Incremental return on ad spend (ROAS). Direct mail has always struggled with attribution because there’s no click to track. Marketers often credit a sale to a mailer simply because the catalog or postcard was in the house when the order came in — but that customer may have been a loyal buyer who needed no nudge.
Incremental ROAS corrects for that by asking: Did the mail actually change behavior? In other words, incremental ROAS measures the revenue generated specifically because of a mail campaign — not just the revenue that happened to coincide with it.
Customer lifetime value (CLV). CLV measures the total revenue a customer is expected to generate over the course of their relationship with your brand. When you factor CLV into your campaign analysis, a higher CPA may look a lot more reasonable.
Paired with acquisition metrics, CLV shows not just what you spent to win a customer, but what that customer is worth over time.
Customer retention rate (CRR). CRR measures how effectively your direct mail program is keeping existing customers engaged and coming back. Ongoing mail programs like loyalty offers and retargeting campaigns can have a big impact on retention, and tracking CRR helps you quantify that impact over time.
Putting your KPIs to work
At LS Direct, KPI measurement is built into every data-driven direct mail solution we offer, giving you clear visibility into the metrics that matter most to your campaign. Request a demo to move the needle on your next campaign KPIs.
FAQs
What is a KPI in direct mail marketing?
A key performance indicator (KPI) is a measurable value that tells you how effectively your direct mail campaign is achieving its goals. Common direct mail KPIs include response rate, conversion rate, cost per acquisition, return on investment, customer lifetime value and customer retention rate. Together they give you a complete picture of campaign performance, from initial engagement to long-term customer value.
How many KPIs should I track for a direct mail campaign?
There’s no right number. While every campaign should have ROI and incremental ROAS as baseline measures of success, the other numbers depend on your campaign goals. For example, acquisition-focused campaigns should prioritize response rate, CPA and ROI. Retention campaigns should focus on CRR and CLV. The goal is to track the metrics that connect most directly to your business outcomes and use them to make smarter decisions with every campaign.
What tools can I use to track direct mail KPIs?
Effective direct mail tracking relies on a combination of tools and tactics. For example, personalized URLs, QR codes and unique promo codes all help connect physical mail to measurable outcomes. Integrating your direct mail platform with your CRM and marketing analytics tools gives you a unified view of performance across channels.

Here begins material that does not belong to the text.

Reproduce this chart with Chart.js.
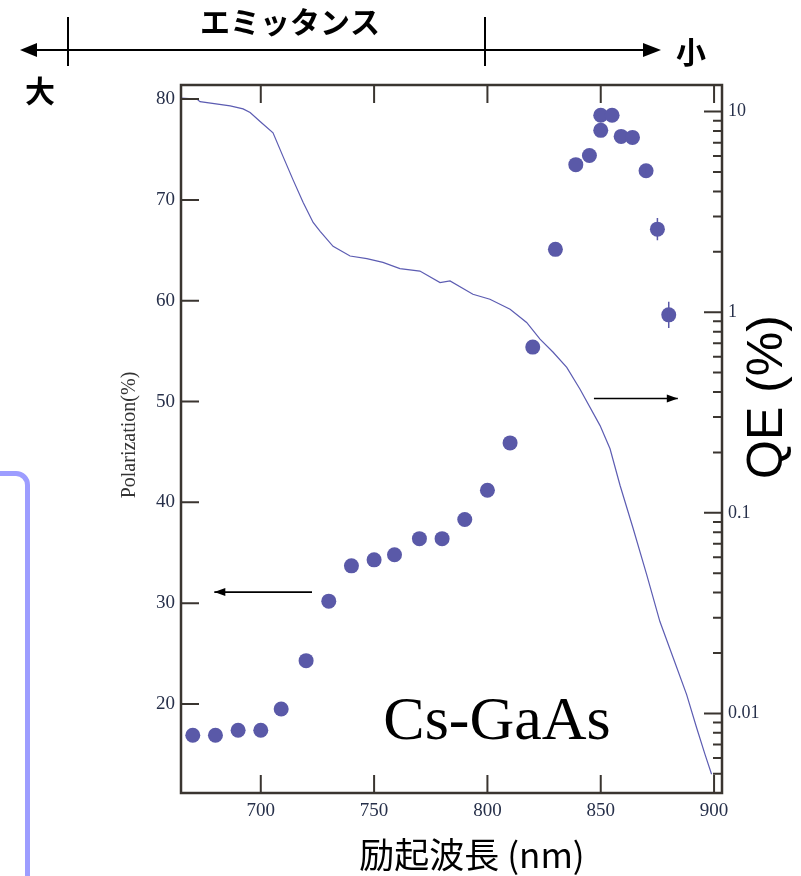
<!DOCTYPE html>
<html>
<head>
<meta charset="utf-8">
<script src="https://cdn.jsdelivr.net/npm/chart.js@4.4.1/dist/chart.umd.min.js"></script>
<style>
html, body { margin: 0; padding: 0; background: #fff; }
#wrap { position: relative; width: 801px; height: 876px; overflow: hidden; }
#box { position: absolute; left: -40px; top: 471px; width: 60px; height: 460px; border: 5px solid #9d9dff; border-radius: 14px; }
canvas { position: absolute; left: 0; top: 0; }
</style>
</head>
<body>
<div id="wrap">
  <div id="box"></div>
  <canvas id="chart" width="801" height="876"></canvas>
</div>
<script>
// 偏極度 (左軸)
const polWavelength = [670, 680, 690, 700, 709, 720, 730, 740, 750, 759, 770, 780, 790, 800, 810, 820, 830, 839, 845, 850, 850, 855, 859, 864, 870, 875, 880];
const polValues = [16.9, 16.9, 17.4, 17.4, 19.5, 24.3, 30.2, 33.7, 34.3, 34.8, 36.4, 36.4, 38.3, 41.2, 45.9, 55.4, 65.1, 73.5, 74.4, 76.9, 78.4, 78.4, 76.3, 76.2, 72.9, 67.1, 58.6];
const polErrors = [0, 0, 0, 0, 0, 0, 0, 0, 0, 0, 0, 0, 0, 0, 0, 0, 0, 0, 0, 0, 0, 0, 0, 0, 0.4, 1.1, 1.3];

// 量子効率 QE (右軸, log)
const qeWavelength = [664.8, 671.8, 673.2, 686.5, 692.2, 695.3, 699.7, 705.4, 709.8, 714.2, 718.7, 723.1, 726.2, 731.9, 739.4, 746.8, 753.9, 761.4, 770.2, 779.1, 783.5, 793.6, 801.1, 810.0, 817.3, 823.2, 828.9, 835.0, 840.8, 849.7, 854.1, 858.5, 864.3, 870.3, 876.1, 882.0, 887.9, 892.3, 896.0, 898.9];
const qeValues = [11.66, 11.56, 11.21, 10.67, 10.31, 9.89, 8.92, 7.84, 5.98, 4.58, 3.52, 2.80, 2.53, 2.13, 1.905, 1.848, 1.772, 1.649, 1.604, 1.404, 1.431, 1.229, 1.160, 1.035, 0.889, 0.734, 0.633, 0.531, 0.414, 0.272, 0.2086, 0.1372, 0.0835, 0.0490, 0.0287, 0.01889, 0.01241, 0.00848, 0.00625, 0.00497];

// 目盛り
const xTicks = [700, 750, 800, 850, 900];
const polTicks = [20, 30, 40, 50, 60, 70, 80];
const qeMajorTicks = [0.01, 0.1, 1, 10];
const qeMinorSteps = [2, 3, 4, 5, 6, 7, 8, 9];

const qeTicks = [];
[0.001, 0.01, 0.1, 1, 10].forEach(function(d) {
    qeTicks.push(d);
    qeMinorSteps.forEach(function(m) { qeTicks.push(+(d * m).toPrecision(3)); });
});

const serif = 'Liberation Serif';
const cjk = '"Noto Sans CJK JP"';
const tickColor = '#27304a';
const frameColor = '#3a3530';

// 内向き目盛りと枠
const frameTicks = {
    id: 'frameTicks',
    afterDatasetsDraw(chart) {
        const a = chart.chartArea, c = chart.ctx;
        const sx = chart.scales.x, sy = chart.scales.y, sq = chart.scales.y1;
        c.save();
        c.strokeStyle = frameColor;
        c.lineWidth = 2.5;
        c.strokeRect(a.left, a.top, a.right - a.left, a.bottom - a.top);
        c.lineWidth = 2;
        c.beginPath();
        xTicks.forEach(function(v) {
            const px = sx.getPixelForValue(v);
            c.moveTo(px, a.bottom); c.lineTo(px, a.bottom - 18);
            c.moveTo(px, a.top); c.lineTo(px, a.top + 18);
        });
        polTicks.forEach(function(v) {
            const py = sy.getPixelForValue(v);
            if (py < a.top + 2) return;
            c.moveTo(a.left, py); c.lineTo(a.left + 18, py);
        });
        qeTicks.forEach(function(v) {
            const py = sq.getPixelForValue(v);
            if (py < a.top || py > a.bottom) return;
            const len = qeMajorTicks.includes(v) ? 18 : 9;
            c.moveTo(a.right, py); c.lineTo(a.right - len, py);
        });
        c.stroke();

        // 誤差棒
        c.strokeStyle = '#5a59a8';
        c.lineWidth = 1.5;
        c.beginPath();
        polErrors.forEach(function(e, i) {
            if (!e) return;
            const px = sx.getPixelForValue(polWavelength[i]);
            c.moveTo(px, sy.getPixelForValue(polValues[i] + e));
            c.lineTo(px, sy.getPixelForValue(polValues[i] - e));
        });
        c.stroke();
        c.restore();
    }
};

function arrow(c, x1, y1, x2, y2, head, half) {
    c.beginPath();
    c.moveTo(x1, y1); c.lineTo(x2, y2);
    c.stroke();
    const dir = Math.sign(x2 - x1);
    c.beginPath();
    c.moveTo(x2, y2);
    c.lineTo(x2 - dir * head, y2 - half);
    c.lineTo(x2 - dir * head, y2 + half);
    c.closePath();
    c.fill();
}

// 注釈
const notes = {
    id: 'notes',
    afterDraw(chart) {
        const c = chart.ctx;
        const sx = chart.scales.x, sy = chart.scales.y;
        c.save();
        c.fillStyle = '#000';
        c.strokeStyle = '#000';

        // 軸の向きを示す矢印
        c.lineWidth = 1.6;
        arrow(c, sx.getPixelForValue(722.6), sy.getPixelForValue(31.1), sx.getPixelForValue(679.5), sy.getPixelForValue(31.1), 11, 4);
        arrow(c, sx.getPixelForValue(847), sy.getPixelForValue(50.3), sx.getPixelForValue(884), sy.getPixelForValue(50.3), 11, 4);

        // エミッタンス
        c.lineWidth = 2;
        c.beginPath();
        c.moveTo(36, 50); c.lineTo(644, 50);
        c.moveTo(68, 17); c.lineTo(68, 66);
        c.moveTo(485, 17); c.lineTo(485, 66);
        c.stroke();
        c.beginPath(); c.moveTo(20, 50); c.lineTo(37, 43); c.lineTo(37, 57); c.closePath(); c.fill();
        c.beginPath(); c.moveTo(661, 50); c.lineTo(643, 43); c.lineTo(643, 57); c.closePath(); c.fill();

        c.textAlign = 'center';
        c.textBaseline = 'middle';
        c.font = 'bold 30px ' + cjk;
        c.fillText('エミッタンス', 290, 22);
        c.fillText('大', 40, 91);
        c.fillText('小', 691, 52);

        c.font = '62px ' + serif;
        c.fillText('Cs-GaAs', 497, 723);

        c.font = '35px ' + cjk;
        c.fillText('励起波長 (nm)', 472, 855);

        c.save();
        c.translate(130, 435);
        c.rotate(-Math.PI / 2);
        c.fillStyle = '#333';
        c.font = '20px ' + serif;
        c.fillText('Polarization(%)', 0, 0);
        c.restore();

        c.save();
        c.translate(768, 397);
        c.rotate(-Math.PI / 2);
        c.font = '50px "Liberation Sans"';
        c.fillText('QE (%)', 0, 0);
        c.restore();

        c.restore();
    }
};

new Chart(document.getElementById('chart'), {
    data: {
        datasets: [{
            type: 'scatter',
            label: 'Polarization',
            data: polWavelength.map(function(w, i) { return { x: w, y: polValues[i] }; }),
            yAxisID: 'y',
            backgroundColor: '#5a59a8',
            borderWidth: 0,
            pointRadius: 7.5,
            pointHoverRadius: 7.5
        }, {
            type: 'line',
            label: 'QE',
            data: qeWavelength.map(function(w, i) { return { x: w, y: qeValues[i] }; }),
            yAxisID: 'y1',
            borderColor: '#5c5cb2',
            borderWidth: 1.2,
            pointRadius: 0,
            fill: false,
            tension: 0
        }]
    },
    options: {
        responsive: false,
        animation: false,
        events: [],
        layout: { padding: { top: 85, left: 0, right: 0, bottom: 0 } },
        plugins: {
            legend: { display: false },
            tooltip: { enabled: false }
        },
        scales: {
            x: {
                type: 'linear',
                position: 'bottom',
                min: 664.8,
                max: 903.5,
                afterBuildTicks: function(s) { s.ticks = xTicks.map(function(v) { return { value: v }; }); },
                afterFit: function(s) { s.height = 83; },
                grid: { display: false, drawTicks: false },
                border: { display: false },
                ticks: { font: { family: serif, size: 19 }, color: tickColor, padding: 7, maxRotation: 0 }
            },
            y: {
                type: 'linear',
                position: 'left',
                min: 11.17,
                max: 81.4,
                afterBuildTicks: function(s) { s.ticks = polTicks.map(function(v) { return { value: v }; }); },
                afterFit: function(s) { s.width = 181; },
                grid: { display: false, drawTicks: false },
                border: { display: false },
                ticks: { font: { family: serif, size: 19 }, color: tickColor, padding: 6 }
            },
            y1: {
                type: 'logarithmic',
                position: 'right',
                min: 0.00401,
                max: 13.57,
                afterBuildTicks: function(s) { s.ticks = qeTicks.filter(function(v) { return v >= 0.00401 && v <= 13.57; }).map(function(v) { return { value: v }; }); },
                afterFit: function(s) { s.width = 79; },
                grid: { display: false, drawTicks: false },
                border: { display: false },
                ticks: {
                    font: { family: serif, size: 18 },
                    color: tickColor,
                    padding: 6,
                    autoSkip: false,
                    callback: function(v) { return qeMajorTicks.includes(v) ? String(v) : ''; }
                }
            }
        }
    },
    plugins: [frameTicks, notes]
});
</script>
</body>
</html>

What’s the difference between CPA and CLV in direct mail?
Cost per acquisition measures what it costs to win a new customer. Customer lifetime value measures what that customer is worth to your brand over time. Used together, they give you a much more complete picture of campaign efficiency. For instance, a high CPA might look like a problem in isolation — but if the customers you’re acquiring have high CLV, the math often works in your favor.
How does direct mail ROI compare to other marketing channels?
Direct mail consistently ranks among the top-performing channels for ROI, especially when targeting existing customers. Its performance is amplified when it’s integrated into a broader omnichannel strategy, where physical mail reinforces and drives digital engagement.
How does personalization affect direct mail KPIs?
Personalization has a measurable impact across nearly every direct mail KPI. Adding a recipient’s name to a mailer, for example, can increase response rates by up to 135%. Personalization also tends to improve conversion rates and CLV by creating more relevant experiences that drive stronger long-term engagement with your brand.